Combining beautiful black and white as well as vibrant color footage, the transfer of I'm Not There from the Weinstein Group and Genius Products is excellent. The contrasts are clean and the details definitive. The 1.85:1 anamorphic widescreen image is remarkable. While Haynes was hobbled by a limited budget, his vision was clearly infinite. This movie looks remarkable.
Presented in a cracking Dolby Digital 5.1 mix, the soundtrack to I'm Not There matches the visuals in technical vibrancy. From the creak of an old locomotive to the sounds of an angry concert audience, Haynes allows the channels to create an atmosphere that's both immersive and inviting.
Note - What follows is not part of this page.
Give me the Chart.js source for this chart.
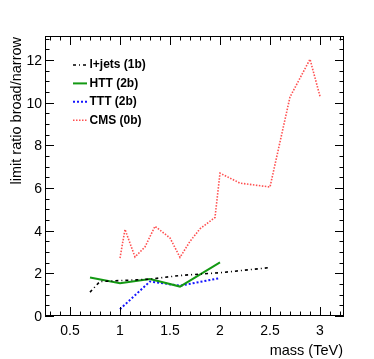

The various Dylan originals and covers that make up the score are treated with dignity and respect, and the dialogue is easily discernible and clear. Overall, the initial tech specs here are great.
And as mentioned before, the plentiful bonus features are the sticky sweet icing on this creative cake. Aside from Haynes' commentary, Disc 1 of the two disc set contains an onscreen lyric guide, an ability to select specific songs (and their accompanying context) within the film, and a series of text-based essays and overviews that function as an introduction to the director and his approach. The second DVD continues the added content goodness by providing a series of deleted scenes (many of them memorable), a look at some outtakes, a couple of alternative/expanded sequences, and auditions from various members of the cast. We then get another Haynes conversation (this time in the form of a Q&A), a making-of concerning the soundtrack, a look at the red carpet premiere, and a series of trailers and stills. Last but not least, there's a "Dylanography" which offers everything from the films the musician participated in to his books, songs, albums, etc. The entire package becomes a rather comprehensive entertainment encyclopedia, providing context that some may believe the movie missed. It's a near definitive digital presentation.
As a companion piece to Martin Scorsese's amazing documentary on Dylan's formative years, No Direction Home, I'm Not There finally places a classic cultural icon in proper perspective - musically, philosophically, personally, professionally, emblematically, and mythologically. And just like that aforementioned triumph, director Todd Haynes' homage earns an equally impressive DVD Talk Collector's Edition rating. The format doesn't get much better than this, a quality representation of an equally important film. Students of cinema will more than likely be studying this aesthetically rich experience, not just for what it represents as an example of the artform, but for how it deconstructs the very genre it's meant to support. Bob Dylan may be a national treasure, or perhaps just someone who stuffed shirts say to celebrate without much meaning to the current mainstream. But as Haynes and I'm Not There show, there is much more to the man that his music. A movie like this proves it over and over again.